Every single person on the planet is a customer. We plan to serve all.
blanking or deleting the article= writeing off the
work. Not a nice
way to treat the previous writers. Telling them what is wrong might
work better.
We can not leave potentially wrong, libelous, and/or slanderous text up while the article
is being
reviewed and checked per an Office Action. Everything is still in the history and all the
good
bits will be put back once they are confirmed and cited. Not doing this opens the
foundation up to
lawsuit by unnecessarily pissing off the complaining party while we clean up whatever
valid issues
(if any) they have with the article.
It is a bit difficult to tell how many references
[[Jack Thompson
(attorney)]] had since two different systems were being used but it
was probably over 100 (absolute minium=99). how many do you want?

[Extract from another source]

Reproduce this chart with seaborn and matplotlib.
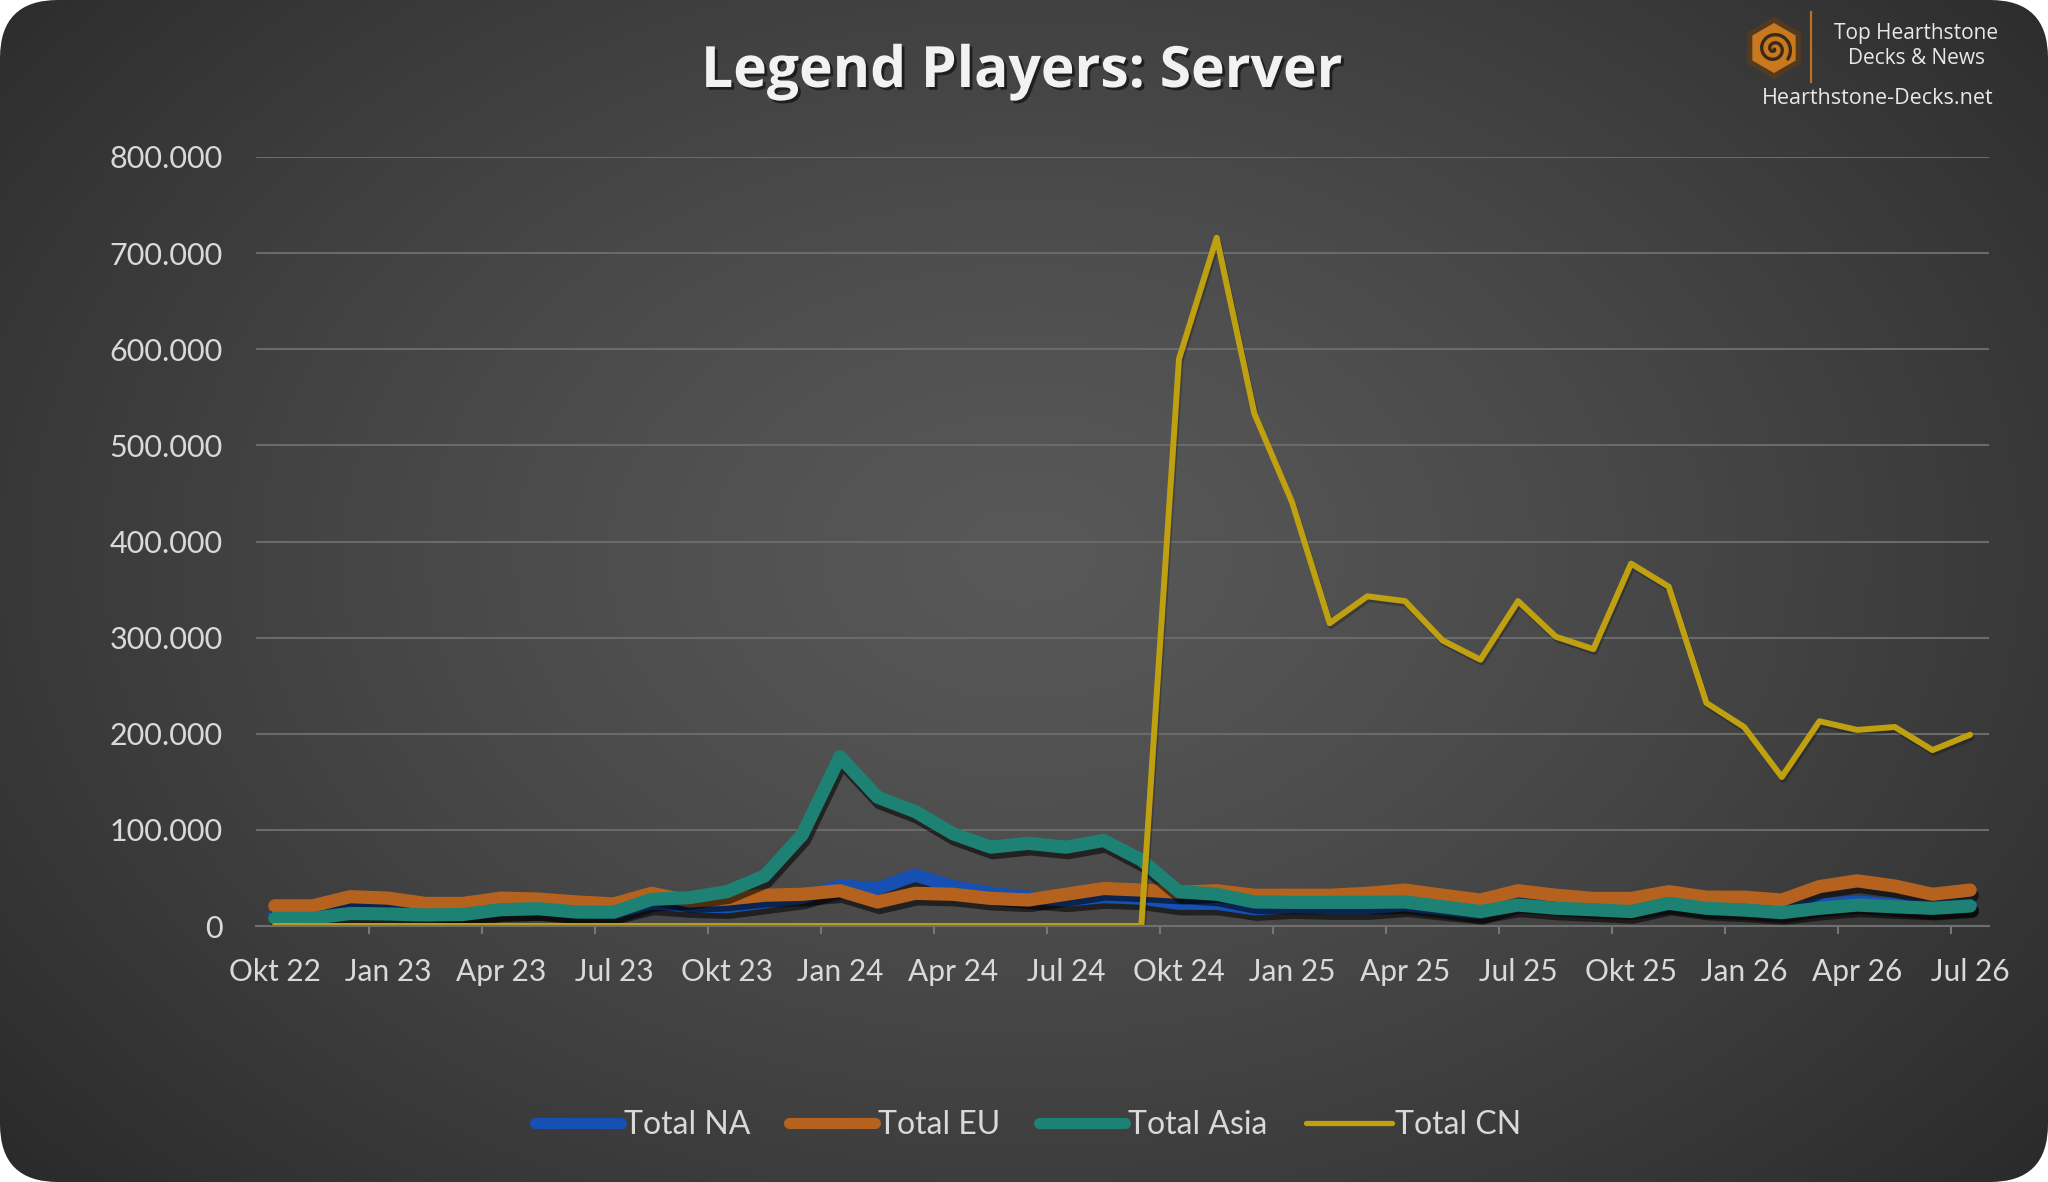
import numpy as np
import pandas as pd
import matplotlib
matplotlib.use("Agg")
import matplotlib.pyplot as plt
import matplotlib.patheffects as pe
from matplotlib.patches import FancyBboxPatch, RegularPolygon
from matplotlib.ticker import FuncFormatter, FixedLocator
from matplotlib.lines import Line2D
import seaborn as sns

# ---------------- data (values in players) ----------------
months = ["Okt 22", "Nov 22", "Dez 22",
          "Jan 23", "Feb 23", "Mär 23", "Apr 23", "Mai 23", "Jun 23",
          "Jul 23", "Aug 23", "Sep 23", "Okt 23", "Nov 23", "Dez 23",
          "Jan 24", "Feb 24", "Mär 24", "Apr 24", "Mai 24", "Jun 24",
          "Jul 24", "Aug 24", "Sep 24", "Okt 24", "Nov 24", "Dez 24",
          "Jan 25", "Feb 25", "Mär 25", "Apr 25", "Mai 25", "Jun 25",
          "Jul 25", "Aug 25", "Sep 25", "Okt 25", "Nov 25", "Dez 25",
          "Jan 26", "Feb 26", "Mär 26", "Apr 26", "Mai 26", "Jun 26",
          "Jul 26"]

total_na = [13000, 13000, 21000, 20000, 17000, 15000, 17000, 18000, 15000,
            14000, 24000, 21000, 20000, 25000, 30000, 41600, 39000, 53000,
            41000, 34000, 30000, 27000, 30500, 29000, 23600, 23600, 18000,
            20000, 19000, 19000, 22000, 18000, 14000, 26000, 23000, 20000,
            19000, 25000, 20000, 19000, 16000, 22000, 25000, 22000, 19000,
            22000]

total_eu = [21000, 21000, 30500, 29000, 23500, 23500, 29000, 28000, 25000,
            23000, 34000, 26000, 28000, 32000, 33000, 36700, 25000, 34000,
            33000, 28700, 27000, 33000, 39000, 37400, 35000, 36700, 32000,
            32000, 32000, 34000, 37400, 32000, 27000, 36700, 32000, 28700,
            28700, 35700, 30000, 30000, 27000, 41000, 47000, 41600, 33000,
            37400]

total_asia = [8000, 8000, 13000, 12500, 11500, 12000, 17000, 18000, 14500,
              14500, 27700, 29500, 35700, 52000, 95000, 176000, 134000, 119000,
              96000, 82000, 86000, 82000, 89000, 68600, 35700, 33000, 25000,
              24600, 24600, 24600, 25000, 20000, 15000, 21800, 18500, 16900,
              15000, 23600, 18400, 16600, 13900, 18400, 21800, 20000, 18400,
              20800]

total_cn = [0] * 24 + [590000, 716000, 533000, 441000, 315000, 343000, 338000,
                       297000, 277000, 338000, 301000, 288000, 377000, 353000,
                       232000, 207000, 155000, 213000, 204000, 207000, 183000,
                       199000]

series_names = ["Total NA", "Total EU", "Total Asia", "Total CN"]
series_values = [total_na, total_eu, total_asia, total_cn]
series_colors = ["#1550B2", "#B5621E", "#1D8174", "#BFA011"]
series_widths = [9.5, 9.5, 9.5, 4.3]

label_positions = list(range(0, len(months), 3))
x_labels = [months[i] for i in label_positions]
y_ticks = [0, 100000, 200000, 300000, 400000, 500000, 600000, 700000, 800000]

df = pd.DataFrame({"idx": np.arange(len(months))})
for name, vals in zip(series_names, series_values):
    df[name] = vals

# ---------------- figure ----------------
W, H = 2048, 1182
fig = plt.figure(figsize=(W / 100, H / 100), dpi=100, facecolor="white")

# background panel with radial gradient and rounded corners
bg = fig.add_axes([0, 0, 1, 1], zorder=0)
bg.set_xlim(0, W)
bg.set_ylim(H, 0)
bg.axis("off")
yy, xx = np.mgrid[0:H:2, 0:W:2]
r = np.sqrt(((xx - W * 0.5) / (W * 0.66)) ** 2 + ((yy - H * 0.47) / (H * 0.8)) ** 2)
r = np.clip(r, 0, 1) ** 1.3
c_in = np.array([0x58, 0x58, 0x58]) / 255
c_out = np.array([0x2a, 0x2a, 0x2a]) / 255
img = c_in[None, None, :] * (1 - r[..., None]) + c_out[None, None, :] * r[..., None]
im = bg.imshow(img, extent=[0, W, H, 0], aspect="auto", interpolation="bilinear")
clip = FancyBboxPatch((0, 0), W, H, boxstyle="round,pad=0,rounding_size=58",
                      transform=bg.transData, facecolor="none", edgecolor="none")
bg.add_patch(clip)
im.set_clip_path(clip)

# logo
hex_outer = RegularPolygon((1774, 48), numVertices=6, radius=31, orientation=0,
                           facecolor="#5a3c1c", edgecolor="none", alpha=0.8)
hex_inner = RegularPolygon((1774, 48), numVertices=6, radius=25, orientation=0,
                           facecolor="#C8781F", edgecolor="none")
bg.add_patch(hex_outer)
bg.add_patch(hex_inner)
th = np.linspace(0.3, 4.2 * np.pi, 200)
rad = 1.3 * th
bg.plot(1774 + rad * np.cos(th), 49 + rad * np.sin(th), color="#3b2a18", lw=2.4,
        solid_capstyle="round")
bg.plot([1811, 1811], [12, 82], color="#B8731E", lw=1.6)
logo_font = ["Open Sans", "DejaVu Sans"]
bg.text(1916, 34, "Top Hearthstone", ha="center", va="center", fontsize=15,
        color="#e8e8e8", family=logo_font)
bg.text(1916, 59, "Decks & News", ha="center", va="center", fontsize=15,
        color="#e8e8e8", family=logo_font)
bg.text(1878, 99, "Hearthstone-Decks.net", ha="center", va="center", fontsize=15.5,
        color="#e8e8e8", family=logo_font)

# title
fig.text(1022 / W, 1 - 72 / H, "Legend Players: Server", ha="center", va="center",
         fontsize=41, fontweight="bold", color="#f2f2f2",
         family=["Open Sans", "DejaVu Sans"],
         path_effects=[pe.withSimplePatchShadow(offset=(2, -2), shadow_rgbFace="black",
                                                alpha=0.55)])

# main axes
ax = fig.add_axes([256 / W, 1 - 926 / H, (1989 - 256) / W, (926 - 157) / H], zorder=2)
ax.set_facecolor("none")

for name, col, lw in zip(series_names, series_colors, series_widths):
    sns.lineplot(data=df, x="idx", y=name, ax=ax, color=col, linewidth=lw,
                 label=name, legend=False)
    ln = ax.lines[-1]
    ln.set_solid_capstyle("round")
    ln.set_solid_joinstyle("round")
    if lw > 5:
        shadow = pe.SimpleLineShadow(offset=(1.5, -4), shadow_color="black", alpha=0.55)
    else:
        shadow = pe.SimpleLineShadow(offset=(1, -2), shadow_color="black", alpha=0.25)
    ln.set_path_effects([shadow, pe.Normal()])

ax.set_xlim(-0.5, len(months) - 0.5)
ax.set_ylim(0, 800000)
ax.set_xlabel("")
ax.set_ylabel("")

tick_font = ["Lato", "DejaVu Sans"]
ax.xaxis.set_major_locator(FixedLocator(label_positions))
ax.set_xticklabels(x_labels)
ax.xaxis.set_minor_locator(FixedLocator([p + 2.5 for p in label_positions[:-1]]))
ax.set_yticks(y_ticks)
ax.yaxis.set_major_formatter(FuncFormatter(lambda v, p: f"{int(v):,}".replace(",", ".")))

ax.tick_params(axis="x", which="major", length=0, pad=23, labelsize=21.5, labelcolor="#d9d9d9")
ax.tick_params(axis="x", which="minor", length=6, width=1.5, color="#777777", direction="out")
ax.tick_params(axis="y", which="major", length=0, pad=24, labelsize=22, labelcolor="#d9d9d9")
for lab in ax.get_xticklabels() + ax.get_yticklabels():
    lab.set_family(tick_font)

ax.grid(axis="y", color="#6a6a6a", linewidth=1.5)
ax.grid(axis="x", visible=False)
ax.set_axisbelow(True)
for s in ["top", "right", "left"]:
    ax.spines[s].set_visible(False)
ax.spines["bottom"].set_color("#6f6f6f")
ax.spines["bottom"].set_linewidth(1.5)

# legend
handles = [Line2D([0], [0], color=c, lw=(8 if lw > 5 else 3.8), solid_capstyle="round")
           for c, lw in zip(series_colors, series_widths)]
leg = fig.legend(handles, series_names, loc="center", bbox_to_anchor=(1028 / W, 1 - 1125 / H),
                 ncol=4, frameon=False, handlelength=2.7, handletextpad=0.1,
                 columnspacing=1.2, labelcolor="#d9d9d9", prop={"family": tick_font, "size": 23})

fig.savefig("out.png", dpi=100, facecolor="white")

Without commenting on those particular references - Not all references are equal. Just
because
somebody publishes a completely wrong and biased fact somewhere else does not give us an
OK to
cite that information.
That's
what WP:OFFICE is all about -- good customer service.
I seem to recall the justification was something to do with legal
worries. Are you stateing that is not the case?
Good customer service is a great way to prevent pissing people off so much that they would
be
willing to sue. So the two are closely linked.
Ideally, it
should be thought of as an action that could and should be
taken by any good Wikipedian in the face of a bad article. A very firm
"blank and rewrite with proper cites" is a perfectly valid move for
articles like this.
/Temp exists for such purposes. Outright blanking is pretty much
garenteeded to be reverted.
And reverting an Office Action is pretty much guaranteed to lead to at least temporary
desysoping
and blocking. We also need to feel bold enough to do the right thing when we see an utter
piece of
POV crap and start over by blanking and verifying each and every fact. Perhaps a better
way to do
that is via HTML comments ; text would be commented out until it is verified.